Domingo XXVIII del Tiempo Ordinario, Ciclo B

“Y se marchó pesaroso”

Autor: Padre Pablo Largo Domínguez

 

 

Elisama era un hombre afortunado. Gozaba de excelente reconocimiento en Jerusalén, su lugar habitual de residencia. La mansión en que vivía estaba situada en el barrio más lujoso de la ciudad, era muy amplia y revelaba el buen gusto de su propietario. A unos veinticinco o treinta kilómetros, en Jericó, poseía una finca de recreo con toda clase de árboles frutales, paseos sombreados y fuentes pródigas en agua fresca. Elisama tenía tres hijas que eran el encanto de sus ojos. El hijo, Elifeleth, era un joven formal, prometedor, un chico verdaderamente legal. Pero llevaba varios meses enfermo: una rara melancolía se había apoderado de él, los médicos consultados no acertaban con el remedio para aquel estado de postración. Ni la bonanza del clima, ni el cariño de las hermanas, ni la presencia del padre liberaban al joven de la negra pena que se le había inflitrado en la más profunda entraña.

Elifeleth era el joven del relato evangélico de hoy. No lo acabo de inventar. Leed Las figuras de la Pasión del Señor, una obra de Gabriel Miró, si queréis conocer más a fondo al personaje. Es el mancebo que, más tarde, huiría desnudo cuando prendieron a Jesús.

El escritor valenciano casi no hace otra cosa que desarrollar el apunte que nos ofrece el evangelista: “a estas palabras, él frunció el ceño y se marchó pesaroso, porque era muy rico”. Ahí estaba la raíz de aquella enfermedad crónica que padecía Elifeleth. Y es que “todo aquel que aspira por debajo de sus posibilidades, enferma”; o también: “todo aquel que aspira por debajo de su vocación, enferma”. No padece una indisposición corporal, los análisis clínicos no revelan ninguna quizá anomalía, la química orgánica funciona acaso a la perfección. Las condiciones exteriores y el ambiente familiar son del todo favorables. Pero se ha producido una quiebra interior, o se ha puesto al descubierto un desajuste íntimo, desconocido hasta el momento de la prueba y la opción. Aquel primer arranque que despierta el cariño de Jesús se trasforma en un inesperado viraje y la derrota de una retirada. Era un hombre que anhelaba heredar la vida eterna, o al menos es lo que creía. Y parece que no era persona de buen conformar; de ahí que Jesús le dijera, según la versión del episodio ofrecida por el evangelio de Mateo: “si quieres llegar hasta el fin...”. Pero advertimos que a la hora de la verdad aspiraba por debajo de sus posibilidades y de su vocación.

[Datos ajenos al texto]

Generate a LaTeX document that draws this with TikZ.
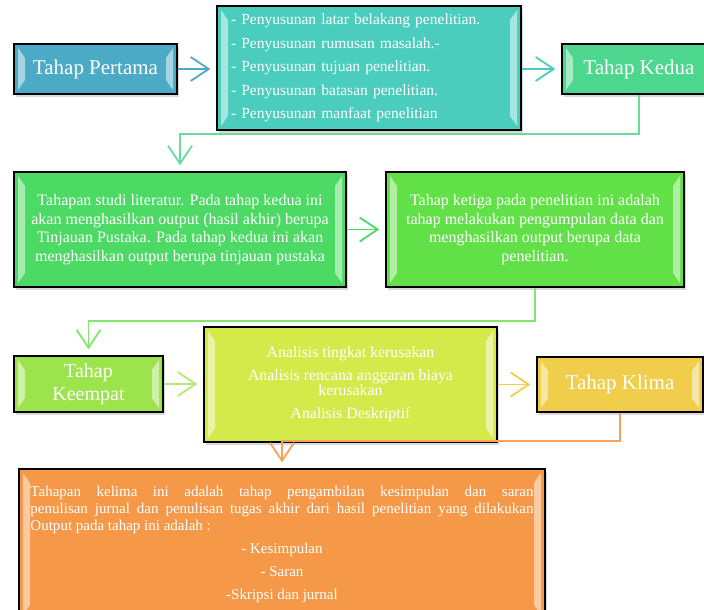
\documentclass[tikz,border=0pt]{standalone}
\usepackage{fontspec}
\setmainfont{Liberation Serif}
\usetikzlibrary{arrows.meta,shadows,calc}

\definecolor{cPertama}{HTML}{4BAAC6}
\definecolor{cDaftar}{HTML}{4BCDBD}
\definecolor{cKedua}{HTML}{4DD68E}
\definecolor{cStudi}{HTML}{4CD964}
\definecolor{cKetiga}{HTML}{62E048}
\definecolor{cKeempat}{HTML}{9BE44B}
\definecolor{cAnalisis}{HTML}{D4EA4B}
\definecolor{cKlima}{HTML}{F0CE4B}
\definecolor{cKelima}{HTML}{F59848}

\begin{document}
\begin{tikzpicture}[x=1pt,y=-1pt]
		\tikzstyle{bevel}=[path picture={
			\path (path picture bounding box.north west) coordinate (nw)
			      (path picture bounding box.south east) coordinate (se);
			\fill[white,opacity=0.5] ($(nw)+(4pt,-4pt)$) -- ++(7pt,-10pt) -- ($(nw|-se)+(11pt,14pt)$) -- ++(-7pt,-10pt) -- cycle;
			\fill[white,opacity=0.5] ($(se|-nw)+(-4pt,-4pt)$) -- ++(-7pt,-10pt) -- ($(se)+(-11pt,14pt)$) -- ++(7pt,-10pt) -- cycle;
		}]
		\tikzstyle{tahap}=[rectangle,draw=black,line width=1.3pt,text=white,align=center,inner sep=0pt,
			drop shadow={shadow xshift=2pt,shadow yshift=-3pt,opacity=0.3},bevel]
		\tikzstyle{judul}=[tahap,font=\fontsize{21}{24}\selectfont]
		\tikzstyle{isi}=[tahap,font=\fontsize{16}{18.5}\selectfont]
		\tikzstyle{link}=[line width=1.8pt,-{Straight Barb[length=18pt,width=24pt]},shorten >=6pt]
		
		\useasboundingbox (0,0) rectangle (704,610);
		\begin{scope}
		\clip (0,0) rectangle (704,610);
		
		\node [judul,fill=cPertama,minimum width=163,minimum height=50] (pertama) at (95.5, 69) {Tahap Pertama};
		\node [tahap,fill=cDaftar,minimum width=304,minimum height=124,text width=276,align=left,
			font=\fontsize{15.5}{23.5}\selectfont] (daftar) at (369, 68)
			{- Penyusunan latar belakang penelitian.\\- Penyusunan rumusan masalah.-\\- Penyusunan tujuan penelitian.\\- Penyusunan batasan penelitian.\\- Penyusunan manfaat penelitian};
		\node [judul,fill=cKedua,minimum width=154,minimum height=50] (kedua) at (639, 69) {Tahap Kedua};
		
		\node [isi,fill=cStudi,minimum width=332,minimum height=115] (studi) at (180, 229.5)
			{Tahapan studi literatur. Pada tahap kedua ini\\akan menghasilkan output (hasil akhir) berupa\\Tinjauan Pustaka. Pada tahap kedua ini akan\\menghasilkan output berupa tinjauan pustaka};
		\node [isi,fill=cKetiga,minimum width=298,minimum height=115] (ketiga) at (535, 229.5)
			{Tahap ketiga pada penelitian ini adalah\\tahap melakukan pengumpulan data dan\\menghasilkan output berupa data\\penelitian.};
		
		\node [judul,fill=cKeempat,minimum width=149,minimum height=56,font=\fontsize{20}{23}\selectfont] (keempat) at (88.5, 384) {Tahap\\Keempat};
		\node [isi,fill=cAnalisis,minimum width=293,minimum height=115,font=\fontsize{15.8}{15}\selectfont] (analisis) at (350.5, 384.5)
			{Analisis tingkat kerusakan\\[8pt]Analisis rencana anggaran biaya\\kerusakan\\[8pt]Analisis Deskriptif};
		\node [judul,fill=cKlima,minimum width=166,minimum height=55] (klima) at (620, 384.5) {Tahap Klima};
		
		\node [tahap,fill=cKelima,minimum width=526,minimum height=150,text width=503,align=justify,
			font=\fontsize{15}{17}\selectfont] (kelima) at (282, 544)
			{Tahapan kelima ini adalah tahap pengambilan kesimpulan dan saran\linebreak
			penulisan jurnal dan penulisan tugas akhir dari hasil penelitian yang dilakukan\linebreak
			Output pada tahap ini adalah :\par
			{\centering\baselineskip=23pt - Kesimpulan\par - Saran\par -Skripsi dan jurnal\par}};
		
		\draw[link,draw=cPertama] (pertama.east) -- (pertama.east -| daftar.west);
		\draw[link,draw=cDaftar] (daftar.east |- kedua.west) -- (kedua.west);
		\draw[link,draw=cKedua!85!white] (kedua.south) -- ++(0,39) -| (studi.north);
		\draw[link,draw=cStudi] (studi.east) -- (ketiga.west);
		\draw[link,draw=cKetiga!80!white] (ketiga.south) -- ++(0,33) -| (keempat.north);
		\draw[link,draw=cKeempat!75!white] (keempat.east) -- (keempat.east -| analisis.west);
		\draw[link,draw=cKlima] (analisis.east |- klima.west) -- (klima.west);
		\draw[link,draw=cKelima!90!white] (klima.south) -- ++(0,28) -| (kelima.north);
		\end{scope}
	\end{tikzpicture}
\end{document}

Recordamos unas palabras que Juan de la Cruz pone en boca del alma enamorada. Ojalá las hubiera dicho aquel joven: “toma mi cornadillo... Míos son los cielos y mía es la tierra. Mías son las gentes. Los justos son míos, y míos los pecadores. Los ángeles son míos, y la Madre de Dios y todas las cosas son mías. Y el mismo Dios es mío y para mí, porque Cristo es mío y todo para mí. Pues ¿qué pides y buscas, alma mía? Tuyo es todo esto, y todo es para ti.

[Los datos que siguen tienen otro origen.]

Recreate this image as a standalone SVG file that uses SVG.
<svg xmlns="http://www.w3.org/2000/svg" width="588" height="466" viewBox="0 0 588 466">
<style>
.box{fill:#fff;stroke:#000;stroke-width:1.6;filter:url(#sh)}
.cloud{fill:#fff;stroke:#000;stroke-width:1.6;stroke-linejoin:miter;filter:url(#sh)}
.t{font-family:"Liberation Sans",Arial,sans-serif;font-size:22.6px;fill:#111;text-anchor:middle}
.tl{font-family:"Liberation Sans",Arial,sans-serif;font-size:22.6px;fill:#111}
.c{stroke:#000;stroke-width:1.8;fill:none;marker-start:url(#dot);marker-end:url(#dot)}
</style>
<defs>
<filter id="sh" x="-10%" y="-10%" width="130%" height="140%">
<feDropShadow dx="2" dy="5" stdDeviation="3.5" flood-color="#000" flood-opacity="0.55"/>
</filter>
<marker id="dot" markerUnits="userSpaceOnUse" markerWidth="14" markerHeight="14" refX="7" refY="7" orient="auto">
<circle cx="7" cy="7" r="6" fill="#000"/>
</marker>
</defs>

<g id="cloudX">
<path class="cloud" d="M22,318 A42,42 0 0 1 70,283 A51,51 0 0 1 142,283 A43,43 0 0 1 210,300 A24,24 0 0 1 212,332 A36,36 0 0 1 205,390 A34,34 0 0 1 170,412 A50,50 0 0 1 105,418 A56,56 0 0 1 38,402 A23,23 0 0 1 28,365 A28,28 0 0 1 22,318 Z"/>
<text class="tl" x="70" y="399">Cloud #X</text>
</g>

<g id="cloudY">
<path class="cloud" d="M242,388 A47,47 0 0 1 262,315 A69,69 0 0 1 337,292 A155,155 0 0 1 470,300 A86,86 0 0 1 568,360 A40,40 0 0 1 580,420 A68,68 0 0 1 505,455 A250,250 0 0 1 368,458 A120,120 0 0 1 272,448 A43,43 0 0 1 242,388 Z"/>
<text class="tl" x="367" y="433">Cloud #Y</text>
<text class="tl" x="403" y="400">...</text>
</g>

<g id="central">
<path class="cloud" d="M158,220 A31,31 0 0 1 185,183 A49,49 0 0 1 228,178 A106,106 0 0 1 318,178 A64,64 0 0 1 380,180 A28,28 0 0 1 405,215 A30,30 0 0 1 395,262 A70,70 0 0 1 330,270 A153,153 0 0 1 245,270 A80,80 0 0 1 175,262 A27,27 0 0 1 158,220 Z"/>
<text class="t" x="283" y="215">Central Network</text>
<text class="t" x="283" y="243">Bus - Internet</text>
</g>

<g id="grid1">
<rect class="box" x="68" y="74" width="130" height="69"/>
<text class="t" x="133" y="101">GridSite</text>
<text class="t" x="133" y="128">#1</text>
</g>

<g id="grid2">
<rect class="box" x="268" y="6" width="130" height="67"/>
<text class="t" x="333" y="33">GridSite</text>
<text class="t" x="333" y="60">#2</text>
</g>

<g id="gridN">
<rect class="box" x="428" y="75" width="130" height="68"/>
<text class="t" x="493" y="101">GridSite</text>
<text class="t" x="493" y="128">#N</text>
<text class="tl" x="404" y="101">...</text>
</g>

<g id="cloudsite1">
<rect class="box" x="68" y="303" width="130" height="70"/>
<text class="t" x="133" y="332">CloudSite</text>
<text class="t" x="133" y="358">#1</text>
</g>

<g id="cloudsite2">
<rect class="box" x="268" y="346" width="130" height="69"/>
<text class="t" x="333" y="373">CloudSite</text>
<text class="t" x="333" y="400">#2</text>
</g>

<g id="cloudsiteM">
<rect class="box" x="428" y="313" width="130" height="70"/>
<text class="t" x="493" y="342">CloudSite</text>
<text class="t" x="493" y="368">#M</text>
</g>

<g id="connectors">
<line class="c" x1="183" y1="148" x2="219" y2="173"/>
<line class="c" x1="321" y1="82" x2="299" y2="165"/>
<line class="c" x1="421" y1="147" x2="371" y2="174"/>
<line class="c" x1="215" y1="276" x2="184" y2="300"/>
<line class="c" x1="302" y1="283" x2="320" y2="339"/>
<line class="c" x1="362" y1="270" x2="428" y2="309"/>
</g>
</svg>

No te pongas en menos ni repares en meajas que se caen de la mesa de tu padre. Sal fuera y gloríate en tu gloria. Escóndete en ella y goza, y alcanzarás las peticiones de tu corazón” (Dichos de luz y amor. Avisos y sentencias espirituales, 26).

            Nos vemos colocados ante una opción, como el joven, y tendremos que decir sí o decir no. Es verdad, ya lo hemos hecho: pero hay que reafirmar esta opción en cada nueva circunstancia y situación, en cada nueva experiencia de la vida, en cada prueba, dificultad y tentación. La opción positiva se lleva a cabo, como hemos visto, pasando por una renuncia. Escribe un teólogo: “cuando un hombre ha comprendido que el absoluto al que aspira como todo hombre no puede encontrarse sino a través de la muerte del individuo a sí mismo, cuando está dispuesto a la abnegación necesaria para abrirse a Dios, entonces la renuncia y la sumisión que impone el cristianismo le parecen una señal de su verdad. Él no querría saber nada de un Dios que no le presentara tales exigencias” (H. Bouillard).